#### PROBLEM DESCRIPTION
Line by line, repeat the data below exactly, beginning at the first line and ending at the line with "(0,0) rectangle (749,999);". Omit pictures.

#### PROVIDED DATA
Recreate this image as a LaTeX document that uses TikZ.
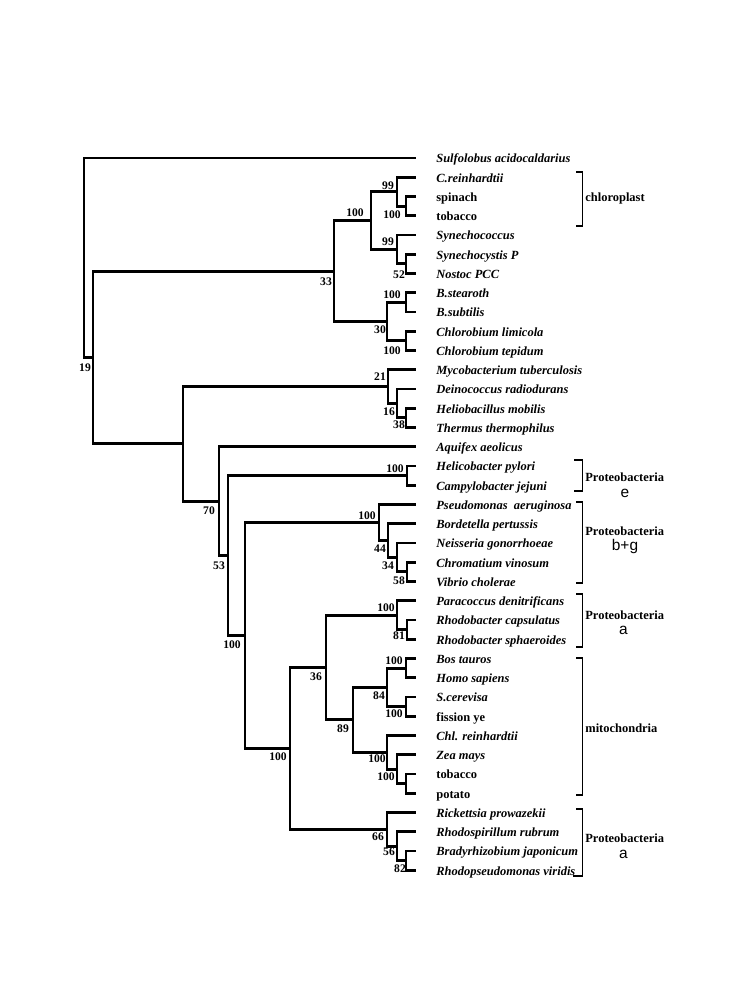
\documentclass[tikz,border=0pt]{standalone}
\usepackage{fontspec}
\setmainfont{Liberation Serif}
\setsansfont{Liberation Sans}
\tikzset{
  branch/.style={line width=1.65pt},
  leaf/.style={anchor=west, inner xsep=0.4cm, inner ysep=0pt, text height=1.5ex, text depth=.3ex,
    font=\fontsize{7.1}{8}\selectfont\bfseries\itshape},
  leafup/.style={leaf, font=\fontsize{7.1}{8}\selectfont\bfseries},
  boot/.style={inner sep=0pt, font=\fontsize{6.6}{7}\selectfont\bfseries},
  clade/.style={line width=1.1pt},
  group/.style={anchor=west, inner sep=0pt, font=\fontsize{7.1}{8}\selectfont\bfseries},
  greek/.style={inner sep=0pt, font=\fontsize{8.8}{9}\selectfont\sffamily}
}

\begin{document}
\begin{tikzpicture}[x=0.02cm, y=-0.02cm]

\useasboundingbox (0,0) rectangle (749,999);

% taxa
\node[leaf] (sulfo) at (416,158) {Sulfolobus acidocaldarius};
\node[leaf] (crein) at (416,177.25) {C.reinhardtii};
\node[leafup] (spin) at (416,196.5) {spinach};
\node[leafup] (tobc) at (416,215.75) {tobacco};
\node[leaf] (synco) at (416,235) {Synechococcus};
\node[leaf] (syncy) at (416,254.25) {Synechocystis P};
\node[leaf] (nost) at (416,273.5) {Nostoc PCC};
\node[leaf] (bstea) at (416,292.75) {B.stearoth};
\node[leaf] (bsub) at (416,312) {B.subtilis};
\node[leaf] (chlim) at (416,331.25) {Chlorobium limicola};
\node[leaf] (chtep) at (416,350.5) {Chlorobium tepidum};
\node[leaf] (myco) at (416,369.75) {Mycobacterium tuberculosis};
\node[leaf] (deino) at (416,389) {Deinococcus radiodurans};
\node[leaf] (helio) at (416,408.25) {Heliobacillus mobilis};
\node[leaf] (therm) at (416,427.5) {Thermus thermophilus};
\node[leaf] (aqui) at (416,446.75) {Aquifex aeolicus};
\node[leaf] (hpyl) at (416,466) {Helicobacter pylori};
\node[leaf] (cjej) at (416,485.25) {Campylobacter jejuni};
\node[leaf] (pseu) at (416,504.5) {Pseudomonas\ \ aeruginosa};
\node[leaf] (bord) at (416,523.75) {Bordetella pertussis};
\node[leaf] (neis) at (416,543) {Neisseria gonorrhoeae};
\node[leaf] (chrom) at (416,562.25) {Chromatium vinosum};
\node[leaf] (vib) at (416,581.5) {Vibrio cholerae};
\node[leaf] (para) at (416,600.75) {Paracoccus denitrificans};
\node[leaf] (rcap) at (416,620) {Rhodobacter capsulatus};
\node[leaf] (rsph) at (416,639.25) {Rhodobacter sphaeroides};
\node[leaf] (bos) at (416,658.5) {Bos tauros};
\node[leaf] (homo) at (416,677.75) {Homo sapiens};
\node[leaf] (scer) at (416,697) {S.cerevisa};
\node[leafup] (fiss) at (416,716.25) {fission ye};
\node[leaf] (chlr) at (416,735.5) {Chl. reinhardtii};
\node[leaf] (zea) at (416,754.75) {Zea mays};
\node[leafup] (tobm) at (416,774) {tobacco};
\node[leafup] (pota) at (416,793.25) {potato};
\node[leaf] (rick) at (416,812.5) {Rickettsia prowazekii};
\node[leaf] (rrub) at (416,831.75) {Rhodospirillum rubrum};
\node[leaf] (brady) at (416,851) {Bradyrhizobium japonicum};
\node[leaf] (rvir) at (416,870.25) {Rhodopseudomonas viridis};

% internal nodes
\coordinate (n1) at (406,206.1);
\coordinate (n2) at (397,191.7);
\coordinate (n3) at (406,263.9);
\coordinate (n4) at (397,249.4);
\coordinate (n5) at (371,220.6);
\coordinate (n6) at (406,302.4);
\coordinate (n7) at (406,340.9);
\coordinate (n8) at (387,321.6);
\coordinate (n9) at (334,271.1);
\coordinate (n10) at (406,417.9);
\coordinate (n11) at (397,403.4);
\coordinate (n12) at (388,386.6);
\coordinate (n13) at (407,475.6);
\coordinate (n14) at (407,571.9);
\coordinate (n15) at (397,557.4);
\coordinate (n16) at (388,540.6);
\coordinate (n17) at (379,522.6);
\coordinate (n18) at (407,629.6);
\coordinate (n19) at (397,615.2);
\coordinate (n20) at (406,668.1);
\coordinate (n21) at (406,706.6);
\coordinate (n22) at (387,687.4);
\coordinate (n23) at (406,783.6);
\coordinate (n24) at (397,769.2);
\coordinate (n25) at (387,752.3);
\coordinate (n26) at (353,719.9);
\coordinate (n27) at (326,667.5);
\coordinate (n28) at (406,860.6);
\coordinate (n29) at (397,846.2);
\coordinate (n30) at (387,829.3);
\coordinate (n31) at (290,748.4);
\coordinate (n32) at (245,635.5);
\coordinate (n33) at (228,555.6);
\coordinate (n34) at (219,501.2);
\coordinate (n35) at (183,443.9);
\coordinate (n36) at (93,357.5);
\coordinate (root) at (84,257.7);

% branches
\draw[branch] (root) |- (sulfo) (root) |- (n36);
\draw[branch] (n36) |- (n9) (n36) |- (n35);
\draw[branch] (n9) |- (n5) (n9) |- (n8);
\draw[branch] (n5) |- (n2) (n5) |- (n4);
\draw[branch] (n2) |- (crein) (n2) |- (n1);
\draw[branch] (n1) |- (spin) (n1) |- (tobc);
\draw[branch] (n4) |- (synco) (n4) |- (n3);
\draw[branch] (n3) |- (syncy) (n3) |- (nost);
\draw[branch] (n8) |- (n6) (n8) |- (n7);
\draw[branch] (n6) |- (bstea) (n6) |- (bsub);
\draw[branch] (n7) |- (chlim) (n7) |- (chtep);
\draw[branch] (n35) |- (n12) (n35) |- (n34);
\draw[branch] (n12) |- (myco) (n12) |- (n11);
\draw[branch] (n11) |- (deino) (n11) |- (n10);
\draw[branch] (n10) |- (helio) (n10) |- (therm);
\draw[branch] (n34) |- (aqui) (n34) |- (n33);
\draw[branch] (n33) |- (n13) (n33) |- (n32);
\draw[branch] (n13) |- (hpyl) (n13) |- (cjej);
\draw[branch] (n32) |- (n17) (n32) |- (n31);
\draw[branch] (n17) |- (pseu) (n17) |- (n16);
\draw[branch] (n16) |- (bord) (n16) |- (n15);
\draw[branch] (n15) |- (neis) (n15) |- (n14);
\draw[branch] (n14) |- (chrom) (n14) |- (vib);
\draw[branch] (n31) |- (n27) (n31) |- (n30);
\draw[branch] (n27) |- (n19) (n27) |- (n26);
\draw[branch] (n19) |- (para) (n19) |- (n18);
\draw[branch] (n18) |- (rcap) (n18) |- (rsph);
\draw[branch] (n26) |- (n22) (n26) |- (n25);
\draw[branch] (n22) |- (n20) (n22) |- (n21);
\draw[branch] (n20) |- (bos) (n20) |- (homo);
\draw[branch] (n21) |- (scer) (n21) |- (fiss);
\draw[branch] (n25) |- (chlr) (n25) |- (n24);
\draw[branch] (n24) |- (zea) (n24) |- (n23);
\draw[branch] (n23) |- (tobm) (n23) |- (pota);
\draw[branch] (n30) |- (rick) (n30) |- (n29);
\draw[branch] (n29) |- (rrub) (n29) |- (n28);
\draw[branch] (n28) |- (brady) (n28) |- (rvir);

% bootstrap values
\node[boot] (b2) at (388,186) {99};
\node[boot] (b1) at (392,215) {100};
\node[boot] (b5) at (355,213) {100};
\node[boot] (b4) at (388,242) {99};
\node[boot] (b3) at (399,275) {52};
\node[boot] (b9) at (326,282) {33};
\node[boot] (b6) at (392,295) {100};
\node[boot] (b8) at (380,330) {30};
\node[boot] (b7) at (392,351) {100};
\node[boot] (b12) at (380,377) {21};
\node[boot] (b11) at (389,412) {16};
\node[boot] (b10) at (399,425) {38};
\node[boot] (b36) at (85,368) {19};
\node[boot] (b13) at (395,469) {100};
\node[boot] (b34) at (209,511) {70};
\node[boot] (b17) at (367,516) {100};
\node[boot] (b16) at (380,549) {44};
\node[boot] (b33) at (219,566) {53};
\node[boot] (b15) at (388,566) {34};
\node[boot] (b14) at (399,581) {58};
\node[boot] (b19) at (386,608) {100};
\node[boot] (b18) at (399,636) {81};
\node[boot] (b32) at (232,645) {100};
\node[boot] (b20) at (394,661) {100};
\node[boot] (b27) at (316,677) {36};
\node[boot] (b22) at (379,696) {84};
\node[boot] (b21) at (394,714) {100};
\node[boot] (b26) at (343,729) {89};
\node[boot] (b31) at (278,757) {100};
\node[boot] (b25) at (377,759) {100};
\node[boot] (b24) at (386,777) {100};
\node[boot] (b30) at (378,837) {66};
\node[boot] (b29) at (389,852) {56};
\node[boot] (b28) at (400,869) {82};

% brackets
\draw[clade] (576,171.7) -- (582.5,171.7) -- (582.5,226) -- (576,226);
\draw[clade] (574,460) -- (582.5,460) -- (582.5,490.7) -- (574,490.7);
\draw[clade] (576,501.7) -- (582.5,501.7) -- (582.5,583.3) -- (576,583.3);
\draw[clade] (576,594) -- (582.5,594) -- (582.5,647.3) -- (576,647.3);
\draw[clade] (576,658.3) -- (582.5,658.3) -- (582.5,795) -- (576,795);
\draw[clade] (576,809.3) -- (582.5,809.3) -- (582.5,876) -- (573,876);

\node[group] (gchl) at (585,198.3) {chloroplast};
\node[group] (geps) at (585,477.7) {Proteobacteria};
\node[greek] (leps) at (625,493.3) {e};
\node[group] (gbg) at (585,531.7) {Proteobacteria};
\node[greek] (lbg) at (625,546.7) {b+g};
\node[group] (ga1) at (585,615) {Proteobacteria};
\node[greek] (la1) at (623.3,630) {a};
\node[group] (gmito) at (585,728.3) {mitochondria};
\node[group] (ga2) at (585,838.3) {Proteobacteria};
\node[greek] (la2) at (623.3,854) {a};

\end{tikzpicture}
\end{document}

#### ANSWER TO THIS EXERCISE
Recreate this image as a LaTeX document that uses TikZ.
\documentclass[tikz,border=0pt]{standalone}
\usepackage{fontspec}
\setmainfont{Liberation Serif}
\setsansfont{Liberation Sans}
\tikzset{
  branch/.style={line width=1.65pt},
  leaf/.style={anchor=west, inner xsep=0.4cm, inner ysep=0pt, text height=1.5ex, text depth=.3ex,
    font=\fontsize{7.1}{8}\selectfont\bfseries\itshape},
  leafup/.style={leaf, font=\fontsize{7.1}{8}\selectfont\bfseries},
  boot/.style={inner sep=0pt, font=\fontsize{6.6}{7}\selectfont\bfseries},
  clade/.style={line width=1.1pt},
  group/.style={anchor=west, inner sep=0pt, font=\fontsize{7.1}{8}\selectfont\bfseries},
  greek/.style={inner sep=0pt, font=\fontsize{8.8}{9}\selectfont\sffamily}
}

\begin{document}
\begin{tikzpicture}[x=0.02cm, y=-0.02cm]

\useasboundingbox (0,0) rectangle (749,999);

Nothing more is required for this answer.